▶ [Aim]: Below is some material; set it all down exactly, apart from the pictures.

▶ [Supplied material]:
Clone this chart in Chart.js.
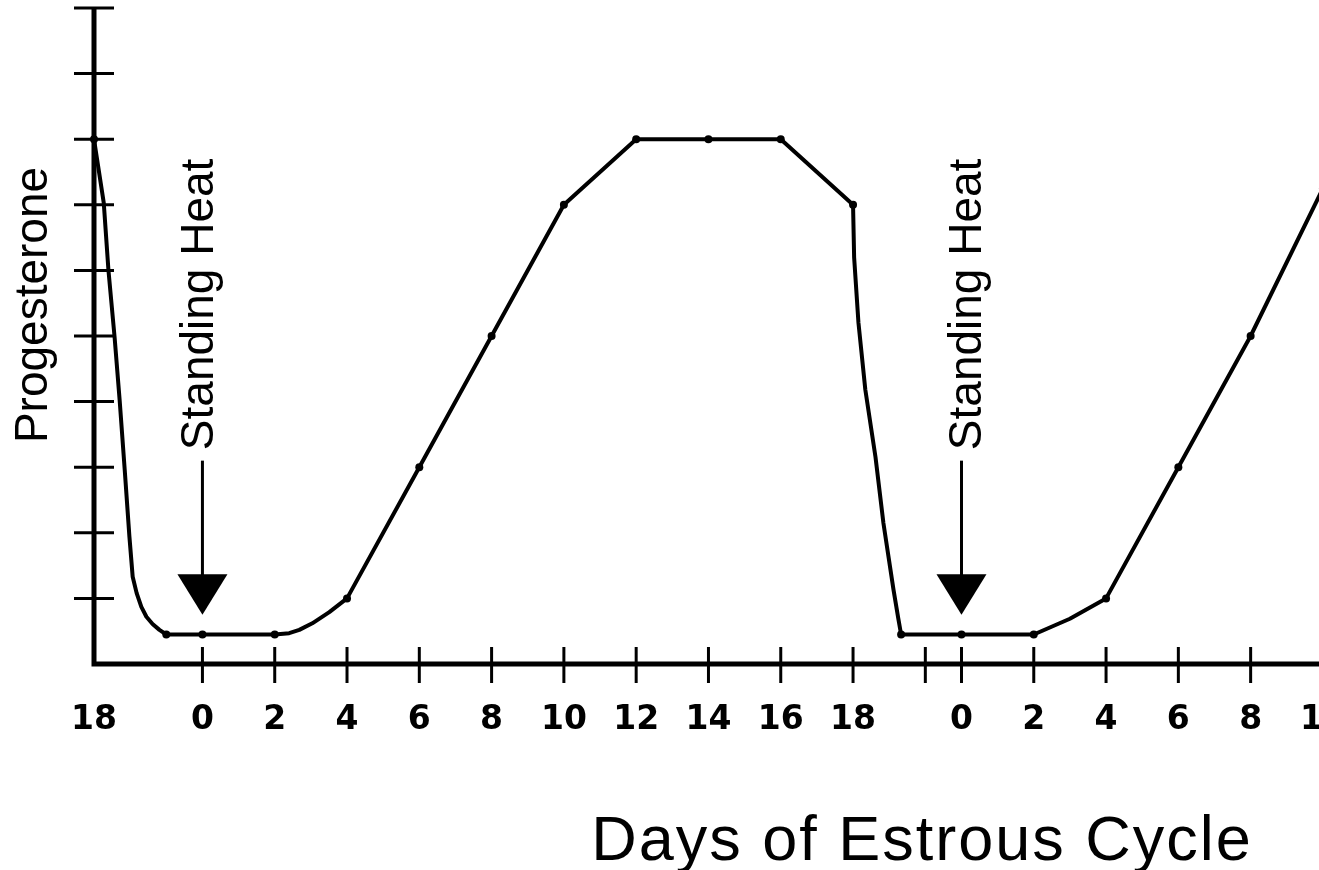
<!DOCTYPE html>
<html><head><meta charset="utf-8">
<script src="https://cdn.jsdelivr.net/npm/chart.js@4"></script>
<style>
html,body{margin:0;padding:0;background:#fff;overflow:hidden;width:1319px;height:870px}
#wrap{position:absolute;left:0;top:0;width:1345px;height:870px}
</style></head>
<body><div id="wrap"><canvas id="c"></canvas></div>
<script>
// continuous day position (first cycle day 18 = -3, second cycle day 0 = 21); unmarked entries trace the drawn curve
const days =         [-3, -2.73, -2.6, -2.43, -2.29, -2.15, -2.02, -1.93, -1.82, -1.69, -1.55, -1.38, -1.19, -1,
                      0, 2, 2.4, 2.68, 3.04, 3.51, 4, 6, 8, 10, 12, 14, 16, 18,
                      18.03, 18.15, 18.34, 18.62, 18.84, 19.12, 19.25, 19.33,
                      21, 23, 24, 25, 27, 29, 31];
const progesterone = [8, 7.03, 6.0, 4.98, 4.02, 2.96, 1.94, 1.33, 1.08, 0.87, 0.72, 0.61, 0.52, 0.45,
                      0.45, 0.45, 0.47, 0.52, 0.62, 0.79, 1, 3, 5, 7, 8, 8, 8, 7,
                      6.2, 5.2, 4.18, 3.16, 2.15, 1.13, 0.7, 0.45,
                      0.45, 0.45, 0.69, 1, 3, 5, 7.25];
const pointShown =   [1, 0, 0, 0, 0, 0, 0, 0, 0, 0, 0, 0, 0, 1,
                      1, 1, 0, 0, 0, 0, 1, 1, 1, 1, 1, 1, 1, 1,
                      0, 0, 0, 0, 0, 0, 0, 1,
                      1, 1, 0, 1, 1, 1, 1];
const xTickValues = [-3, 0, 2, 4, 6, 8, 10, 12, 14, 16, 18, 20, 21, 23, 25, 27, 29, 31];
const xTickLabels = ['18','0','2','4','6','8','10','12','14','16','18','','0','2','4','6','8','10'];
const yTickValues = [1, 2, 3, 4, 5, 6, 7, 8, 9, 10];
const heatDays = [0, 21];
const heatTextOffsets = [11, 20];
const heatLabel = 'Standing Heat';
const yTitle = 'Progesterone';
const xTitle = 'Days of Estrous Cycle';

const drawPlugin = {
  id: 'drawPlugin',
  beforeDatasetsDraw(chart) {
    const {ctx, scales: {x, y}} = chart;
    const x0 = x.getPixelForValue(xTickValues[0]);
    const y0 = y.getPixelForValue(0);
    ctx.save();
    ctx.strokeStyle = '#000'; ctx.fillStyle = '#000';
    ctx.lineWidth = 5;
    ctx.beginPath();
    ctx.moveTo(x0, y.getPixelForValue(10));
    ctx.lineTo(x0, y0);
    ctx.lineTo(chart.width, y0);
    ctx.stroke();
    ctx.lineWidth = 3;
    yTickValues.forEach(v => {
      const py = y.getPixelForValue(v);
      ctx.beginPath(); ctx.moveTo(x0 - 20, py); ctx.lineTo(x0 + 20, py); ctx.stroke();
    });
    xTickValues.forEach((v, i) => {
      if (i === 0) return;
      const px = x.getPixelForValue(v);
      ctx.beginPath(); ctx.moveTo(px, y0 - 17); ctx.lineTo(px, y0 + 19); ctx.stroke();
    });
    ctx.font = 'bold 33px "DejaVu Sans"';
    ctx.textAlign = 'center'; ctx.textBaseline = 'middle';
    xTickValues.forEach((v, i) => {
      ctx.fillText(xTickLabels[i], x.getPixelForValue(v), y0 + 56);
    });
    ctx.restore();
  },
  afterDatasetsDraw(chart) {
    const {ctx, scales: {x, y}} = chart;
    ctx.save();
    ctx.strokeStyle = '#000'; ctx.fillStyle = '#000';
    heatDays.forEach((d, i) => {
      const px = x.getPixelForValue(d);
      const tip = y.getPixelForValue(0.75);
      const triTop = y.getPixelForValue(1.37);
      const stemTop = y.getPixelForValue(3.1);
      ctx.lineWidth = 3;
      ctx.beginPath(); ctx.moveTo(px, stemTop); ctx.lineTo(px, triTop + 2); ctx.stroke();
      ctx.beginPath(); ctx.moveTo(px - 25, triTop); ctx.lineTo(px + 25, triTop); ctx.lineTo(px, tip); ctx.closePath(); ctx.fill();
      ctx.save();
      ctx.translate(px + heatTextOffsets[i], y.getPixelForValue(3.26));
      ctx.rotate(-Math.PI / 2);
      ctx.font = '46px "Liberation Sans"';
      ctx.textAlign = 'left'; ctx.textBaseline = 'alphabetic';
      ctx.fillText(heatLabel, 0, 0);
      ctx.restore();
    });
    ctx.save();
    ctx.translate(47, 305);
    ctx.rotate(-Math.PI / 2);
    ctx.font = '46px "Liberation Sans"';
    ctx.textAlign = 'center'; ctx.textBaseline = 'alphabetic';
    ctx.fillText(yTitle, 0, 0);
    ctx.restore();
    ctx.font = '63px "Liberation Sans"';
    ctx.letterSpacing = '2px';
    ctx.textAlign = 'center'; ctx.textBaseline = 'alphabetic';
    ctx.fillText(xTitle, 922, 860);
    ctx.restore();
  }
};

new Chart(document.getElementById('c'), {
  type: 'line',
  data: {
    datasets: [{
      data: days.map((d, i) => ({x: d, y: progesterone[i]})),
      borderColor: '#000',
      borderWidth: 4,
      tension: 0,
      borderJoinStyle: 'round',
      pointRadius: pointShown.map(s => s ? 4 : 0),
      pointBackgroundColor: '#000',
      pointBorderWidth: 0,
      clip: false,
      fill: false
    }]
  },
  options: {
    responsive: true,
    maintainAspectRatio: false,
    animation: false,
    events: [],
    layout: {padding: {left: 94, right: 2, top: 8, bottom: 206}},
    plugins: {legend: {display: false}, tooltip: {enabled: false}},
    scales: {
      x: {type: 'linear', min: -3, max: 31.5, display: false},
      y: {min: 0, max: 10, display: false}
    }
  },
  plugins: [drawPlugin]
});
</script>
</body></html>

▶ [Reply]:
Clone this chart in Chart.js.
<!DOCTYPE html>
<html><head><meta charset="utf-8">
<script src="https://cdn.jsdelivr.net/npm/chart.js@4"></script>
<style>
html,body{margin:0;padding:0;background:#fff;overflow:hidden;width:1319px;height:870px}
#wrap{position:absolute;left:0;top:0;width:1345px;height:870px}
</style></head>
<body><div id="wrap"><canvas id="c"></canvas></div>
<script>
// continuous day position (first cycle day 18 = -3, second cycle day 0 = 21); unmarked entries trace the drawn curve
const days =         [-3, -2.73, -2.6, -2.43, -2.29, -2.15, -2.02, -1.93, -1.82, -1.69, -1.55, -1.38, -1.19, -1,
                      0, 2, 2.4, 2.68, 3.04, 3.51, 4, 6, 8, 10, 12, 14, 16, 18,
                      18.03, 18.15, 18.34, 18.62, 18.84, 19.12, 19.25, 19.33,
                      21, 23, 24, 25, 27, 29, 31];
const progesterone = [8, 7.03, 6.0, 4.98, 4.02, 2.96, 1.94, 1.33, 1.08, 0.87, 0.72, 0.61, 0.52, 0.45,
                      0.45, 0.45, 0.47, 0.52, 0.62, 0.79, 1, 3, 5, 7, 8, 8, 8, 7,
                      6.2, 5.2, 4.18, 3.16, 2.15, 1.13, 0.7, 0.45,
                      0.45, 0.45, 0.69, 1, 3, 5, 7.25];
const pointShown =   [1, 0, 0, 0, 0, 0, 0, 0, 0, 0, 0, 0, 0, 1,
                      1, 1, 0, 0, 0, 0, 1, 1, 1, 1, 1, 1, 1, 1,
                      0, 0, 0, 0, 0, 0, 0, 1,
                      1, 1, 0, 1, 1, 1, 1];
const xTickValues = [-3, 0, 2, 4, 6, 8, 10, 12, 14, 16, 18, 20, 21, 23, 25, 27, 29, 31];
const xTickLabels = ['18','0','2','4','6','8','10','12','14','16','18','','0','2','4','6','8','10'];
const yTickValues = [1, 2, 3, 4, 5, 6, 7, 8, 9, 10];
const heatDays = [0, 21];
const heatTextOffsets = [11, 20];
const heatLabel = 'Standing Heat';
const yTitle = 'Progesterone';
const xTitle = 'Days of Estrous Cycle';

const drawPlugin = {
  id: 'drawPlugin',
  beforeDatasetsDraw(chart) {
    const {ctx, scales: {x, y}} = chart;
    const x0 = x.getPixelForValue(xTickValues[0]);
    const y0 = y.getPixelForValue(0);
    ctx.save();
    ctx.strokeStyle = '#000'; ctx.fillStyle = '#000';
    ctx.lineWidth = 5;
    ctx.beginPath();
    ctx.moveTo(x0, y.getPixelForValue(10));
    ctx.lineTo(x0, y0);
    ctx.lineTo(chart.width, y0);
    ctx.stroke();
    ctx.lineWidth = 3;
    yTickValues.forEach(v => {
      const py = y.getPixelForValue(v);
      ctx.beginPath(); ctx.moveTo(x0 - 20, py); ctx.lineTo(x0 + 20, py); ctx.stroke();
    });
    xTickValues.forEach((v, i) => {
      if (i === 0) return;
      const px = x.getPixelForValue(v);
      ctx.beginPath(); ctx.moveTo(px, y0 - 17); ctx.lineTo(px, y0 + 19); ctx.stroke();
    });
    ctx.font = 'bold 33px "DejaVu Sans"';
    ctx.textAlign = 'center'; ctx.textBaseline = 'middle';
    xTickValues.forEach((v, i) => {
      ctx.fillText(xTickLabels[i], x.getPixelForValue(v), y0 + 56);
    });
    ctx.restore();
  },
  afterDatasetsDraw(chart) {
    const {ctx, scales: {x, y}} = chart;
    ctx.save();
    ctx.strokeStyle = '#000'; ctx.fillStyle = '#000';
    heatDays.forEach((d, i) => {
      const px = x.getPixelForValue(d);
      const tip = y.getPixelForValue(0.75);
      const triTop = y.getPixelForValue(1.37);
      const stemTop = y.getPixelForValue(3.1);
      ctx.lineWidth = 3;
      ctx.beginPath(); ctx.moveTo(px, stemTop); ctx.lineTo(px, triTop + 2); ctx.stroke();
      ctx.beginPath(); ctx.moveTo(px - 25, triTop); ctx.lineTo(px + 25, triTop); ctx.lineTo(px, tip); ctx.closePath(); ctx.fill();
      ctx.save();
      ctx.translate(px + heatTextOffsets[i], y.getPixelForValue(3.26));
      ctx.rotate(-Math.PI / 2);
      ctx.font = '46px "Liberation Sans"';
      ctx.textAlign = 'left'; ctx.textBaseline = 'alphabetic';
      ctx.fillText(heatLabel, 0, 0);
      ctx.restore();
    });
    ctx.save();
    ctx.translate(47, 305);
    ctx.rotate(-Math.PI / 2);
    ctx.font = '46px "Liberation Sans"';
    ctx.textAlign = 'center'; ctx.textBaseline = 'alphabetic';
    ctx.fillText(yTitle, 0, 0);
    ctx.restore();
    ctx.font = '63px "Liberation Sans"';
    ctx.letterSpacing = '2px';
    ctx.textAlign = 'center'; ctx.textBaseline = 'alphabetic';
    ctx.fillText(xTitle, 922, 860);
    ctx.restore();
  }
};

new Chart(document.getElementById('c'), {
  type: 'line',
  data: {
    datasets: [{
      data: days.map((d, i) => ({x: d, y: progesterone[i]})),
      borderColor: '#000',
      borderWidth: 4,
      tension: 0,
      borderJoinStyle: 'round',
      pointRadius: pointShown.map(s => s ? 4 : 0),
      pointBackgroundColor: '#000',
      pointBorderWidth: 0,
      clip: false,
      fill: false
    }]
  },
  options: {
    responsive: true,
    maintainAspectRatio: false,
    animation: false,
    events: [],
    layout: {padding: {left: 94, right: 2, top: 8, bottom: 206}},
    plugins: {legend: {display: false}, tooltip: {enabled: false}},
    scales: {
      x: {type: 'linear', min: -3, max: 31.5, display: false},
      y: {min: 0, max: 10, display: false}
    }
  },
  plugins: [drawPlugin]
});
</script>
</body></html>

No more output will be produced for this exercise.